Our Goals
Through innovative research and analysis, broad dissemination of findings, and collaboration with health care and social service providers, United Hospital Fund works to advance public and professional understanding of the crucial role family caregivers play in the health care system, and stimulate systemic change, and provide caregivers with the support and resources they need. UHF also helps to develop policies and programs that support family caregivers’ needs for information, education, training, and inclusion in the patient’s health care team. While New York is the focus of much of this work, its impact and relevance are national.
Our Action Plan
Caregiver Research
UHF conducts original and unique research into the issues facing family caregivers and patients to better understand and address their issues and struggles. Reports and surveys have been compiled on patients who refuse home health care services, family caregiver perspectives on medication management and wound care, family caregivers who provide complex chronic care to people with particularly demanding cognitive and behavioral health conditions, the wide range of medical and nursing tasks performed by spousal caregivers, and the results of a national survey of 1,677 family caregivers.
Caregiver Support
The day a patient is discharged from the hospital is too often a “hurry up and wait” experience that can be confusing and frustrating. Patients and their family members have a lot of information thrust upon them, with little support as they struggle with decisions about various logistics—transportation home, preparing the home for convalescing patients, dealing with changes in medications, making a follow-up appointment.
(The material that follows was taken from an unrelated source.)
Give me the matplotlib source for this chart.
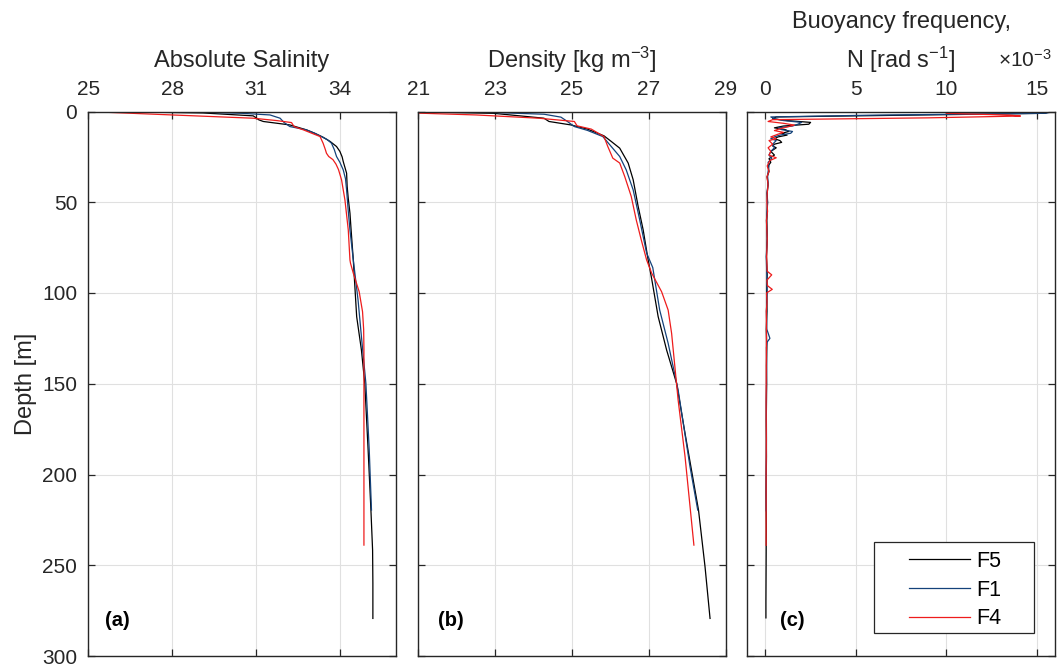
import matplotlib
matplotlib.use("Agg")
import matplotlib.pyplot as plt
from matplotlib.patches import Rectangle

plt.rcParams['font.family'] = ['Liberation Sans', 'DejaVu Sans']
plt.rcParams['mathtext.fontset'] = 'custom'
plt.rcParams['mathtext.rm'] = 'Liberation Sans'
plt.rcParams['mathtext.it'] = 'Liberation Sans:italic'

stations = ['F5', 'F1', 'F4']
colors = {'F5': '#000000', 'F1': '#14427a', 'F4': '#ee1c1c'}

# Absolute salinity profiles
sal_depth_f5 = [0.4, 0.8, 2.4, 4.0, 4.6, 5.5, 7.4, 10.1, 12, 14.2, 16.5, 19.3, 22, 25, 27.6,
                34, 41.3, 48, 56, 65, 81.8, 95, 113, 131.4, 149.8, 186.5, 219.6, 241.7, 260, 279.3]
sal_f5 = [27.2, 29.1, 30.9, 31.05, 31.1, 31.26, 32.21, 32.8, 33.1, 33.4, 33.65, 33.88, 34.0, 34.08, 34.12,
          34.24, 34.26, 34.3, 34.36, 34.4, 34.48, 34.53, 34.6, 34.77, 34.89, 35.01, 35.11, 35.17, 35.18, 35.18]

sal_depth_f1 = [0.4, 1.0, 1.9, 3.7, 6.0, 8.3, 10.1, 12, 13.8, 15.5, 17.5, 21, 24.8, 28, 32.2, 37,
                43.2, 55, 65.3, 81.8, 103.9, 124, 149.8, 186.5, 219.6]
sal_f1 = [29.1, 30.5, 31.5, 31.86, 32.0, 32.21, 32.8, 33.1, 33.34, 33.55, 33.7, 33.8, 33.88, 34.0, 34.12, 34.2,
          34.24, 34.3, 34.36, 34.48, 34.65, 34.77, 34.93, 35.05, 35.13]

sal_depth_f4 = [0.4, 1.9, 3.7, 5.0, 6.1, 8.3, 10.1, 13.8, 17.5, 21, 23, 24.8, 26.5, 29, 32, 37.7, 48.7,
                65.3, 81.8, 83.6, 89.1, 99.3, 110.3, 120, 131.4, 160, 200, 238.9]
sal_f4 = [25.6, 28.0, 30.9, 31.74, 32.27, 32.36, 32.69, 33.29, 33.4, 33.48, 33.52, 33.6, 33.75, 33.86, 33.95,
          34.06, 34.18, 34.3, 34.36, 34.38, 34.48, 34.69, 34.81, 34.85, 34.86, 34.86, 34.86, 34.86]

# Density profiles
rho_depth_f5 = [0.4, 1.0, 3.7, 5.5, 7.4, 9.7, 13.4, 16.5, 20.2, 28.4, 37.6, 52.3, 65.2, 81.8, 92,
                113, 131.4, 149.8, 177.4, 219.6, 250.9, 279.3]
rho_f5 = [21.3, 22.96, 24.27, 24.4, 24.97, 25.4, 25.83, 26.02, 26.24, 26.46, 26.59, 26.72, 26.85, 26.98, 27.07,
          27.24, 27.46, 27.72, 27.94, 28.29, 28.46, 28.59]

rho_depth_f1 = [0.4, 1.5, 3.1, 5.5, 8.3, 10.4, 13.8, 19.3, 24.8, 32.2, 43.2, 59.7, 78, 86,
                109.4, 127.7, 153.5, 195.8, 219.6]
rho_f1 = [22.75, 24.27, 24.71, 24.88, 25.06, 25.4, 25.8, 26.02, 26.24, 26.41, 26.59, 26.76, 26.94, 27.1,
          27.28, 27.5, 27.76, 28.07, 28.27]

rho_depth_f4 = [0.9, 1.9, 3.7, 5.5, 7.9, 9.7, 13.8, 19.3, 25.7, 28.4, 35.8, 46.8, 59.7, 70.7, 81.8,
                89, 99.3, 109.4, 122.2, 159, 190.2, 238.9]
rho_f4 = [21.0, 22.5, 24.14, 25.06, 25.13, 25.5, 25.83, 25.93, 26.06, 26.24, 26.37, 26.54, 26.67, 26.8, 26.94,
          27.07, 27.33, 27.5, 27.59, 27.76, 27.94, 28.17]

# Buoyancy frequency, in units of 1e-3 rad/s
n_depth_f5 = [0.5, 1.0, 2.0, 3.0, 4.0, 5.0, 6.0, 7.0, 8.0, 9.0, 10, 11, 12, 13, 14, 15, 16, 17, 18, 19,
              20, 22, 24, 26, 28, 30, 33, 36, 40, 45, 50, 60, 70, 80, 90, 100, 110, 120, 130, 140,
              150, 170, 190, 210, 230, 250, 270, 279]
n_f5 = [15.6, 15.4, 8.0, 0.6, 0.4, 1.2, 2.5, 2.4, 1.0, 0.5, 1.1, 1.3, 0.9, 1.2, 0.7, 0.5, 0.8, 0.9, 0.5, 0.4,
        0.6, 0.3, 0.5, 0.2, 0.3, 0.15, 0.2, 0.1, 0.15, 0.1, 0.12, 0.08, 0.1, 0.06, 0.1, 0.07, 0.09, 0.05, 0.08, 0.06,
        0.07, 0.05, 0.06, 0.04, 0.05, 0.04, 0.03, 0.03]

n_depth_f1 = [0.3, 1.0, 2.0, 3.0, 4.0, 5, 6, 7, 8, 9, 10, 11, 12, 13, 14, 15, 16, 18, 20, 22,
              24, 26, 28, 30, 35, 40, 45, 50, 60, 70, 80, 90, 100, 110, 120, 125, 127, 130, 140, 160,
              180, 200, 220]
n_f1 = [15.8, 15.5, 6.0, 0.3, 0.5, 1.0, 2.0, 1.8, 1.5, 0.7, 0.9, 1.5, 1.4, 0.8, 0.5, 0.3, 0.6, 0.4, 0.5, 0.3,
        0.2, 0.35, 0.15, 0.2, 0.12, 0.15, 0.08, 0.12, 0.06, 0.1, 0.05, 0.08, 0.1, 0.06, 0.08, 0.25, 0.1, 0.06, 0.07, 0.05,
        0.06, 0.04, 0.04]

n_depth_f4 = [1.0, 2.0, 2.5, 3.5, 4.5, 5.5, 6.5, 7.5, 8.5, 9.5, 10.5, 11.5, 12.5, 14, 15, 16, 18, 20, 22, 24,
              25.5, 27, 30, 33, 36, 40, 45, 50, 55, 60, 70, 80, 88, 90, 93, 96, 98, 100, 105, 110,
              120, 140, 160, 180, 200, 220, 239]
n_f4 = [10.0, 13.5, 14.1, 9.0, 0.4, 0.15, 1.0, 1.6, 1.2, 0.8, 0.5, 1.0, 0.7, 0.3, 0.6, 0.2, 0.4, 0.15, 0.3, 0.2,
        0.6, 0.25, 0.1, 0.2, 0.08, 0.15, 0.1, 0.08, 0.12, 0.06, 0.1, 0.07, 0.1, 0.35, 0.08, 0.12, 0.38, 0.06, 0.09, 0.05,
        0.06, 0.05, 0.04, 0.05, 0.04, 0.04, 0.04]

profiles = [
    {'F5': (sal_f5, sal_depth_f5), 'F1': (sal_f1, sal_depth_f1), 'F4': (sal_f4, sal_depth_f4)},
    {'F5': (rho_f5, rho_depth_f5), 'F1': (rho_f1, rho_depth_f1), 'F4': (rho_f4, rho_depth_f4)},
    {'F5': (n_f5, n_depth_f5), 'F1': (n_f1, n_depth_f1), 'F4': (n_f4, n_depth_f4)},
]
xlabels = ['Absolute Salinity', 'Density [kg m$^{-3}$]', 'N [rad s$^{-1}$]']
xlims = [(25, 36), (21, 29), (-1, 16)]
xticks = [[25, 28, 31, 34], [21, 23, 25, 27, 29], [0, 5, 10, 15]]
panel_tags = ['(a)', '(b)', '(c)']
tag_x = [0.094, 0.105, 0.148]

fig = plt.figure(figsize=(10.57, 6.66), dpi=100)
lefts = [88.3 / 1057, 418.3 / 1057, 747.3 / 1057]
width = 307.5 / 1057
bottom = 1 - 656 / 666
height = (656 - 111.5) / 666
ink = '#262626'

axes = []
for i in range(3):
    ax = fig.add_axes([lefts[i], bottom, width, height])
    for st in stations:
        x, d = profiles[i][st]
        ax.plot(x, d, color=colors[st], lw=0.9, label=st)
    ax.set_xlim(*xlims[i])
    ax.set_ylim(300, 0)
    ax.set_xticks(xticks[i])
    ax.set_yticks(range(0, 301, 50))
    ax.grid(True, color='#e0e0e0', lw=0.8)
    ax.set_axisbelow(True)
    ax.xaxis.set_label_position('top')
    ax.set_xlabel(xlabels[i], fontsize=17, color=ink, labelpad=9)
    ax.tick_params(direction='in', length=5, width=0.9, colors=ink, labelsize=15,
                   top=True, bottom=True, labeltop=True, labelbottom=False,
                   left=True, right=True, labelleft=(i == 0))
    ax.tick_params(axis='x', pad=9)
    ax.tick_params(axis='y', pad=8)
    for sp in ax.spines.values():
        sp.set_color(ink)
        sp.set_linewidth(1.0)
    ax.text(tag_x[i], 0.066, panel_tags[i], transform=ax.transAxes, fontsize=14.5,
            fontweight='bold', ha='center', va='center')
    axes.append(ax)

axes[0].set_ylabel('Depth [m]', fontsize=17, color=ink, labelpad=4)

# first line of the buoyancy axis title and the exponent of its ticks
fig.text(901 / 1057, 1 - 22 / 666, 'Buoyancy frequency,', fontsize=17, color=ink,
         ha='center', va='center')
fig.text(1052 / 1057, 1 - 67 / 666, '×10$^{-3}$', fontsize=15, color=ink,
         ha='right', va='baseline')

# legend box drawn separately so the entries sit well inside it
axc = axes[2]
box = Rectangle((0.412, 0.042), 0.520, 0.167, transform=axc.transAxes, facecolor='white',
                edgecolor=ink, lw=0.9, zorder=4)
axc.add_patch(box)
leg = axc.legend(loc='center left', bbox_to_anchor=(0.527, 0.121), fontsize=15.5,
                 handlelength=2.8, frameon=False, borderaxespad=0, labelspacing=0.36,
                 borderpad=0, handletextpad=0.3)
leg.set_zorder(5)

fig.savefig('out.png', dpi=100)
Patients and their caregivers often arrive home stressed and bewildered, and mistakes occur.
Over 30 states, including New York, have passed versions of the Caregiver Advise, Record, and Enable (CARE) Act to ease this transition by requiring hospitals to include family caregivers in discharge planning and give them post-discharge training. UHF has created a CARE Act guide for patients and their caregivers, and a toolkit for hospital personnel, designed to integrate the legislation’s requirements into daily practice.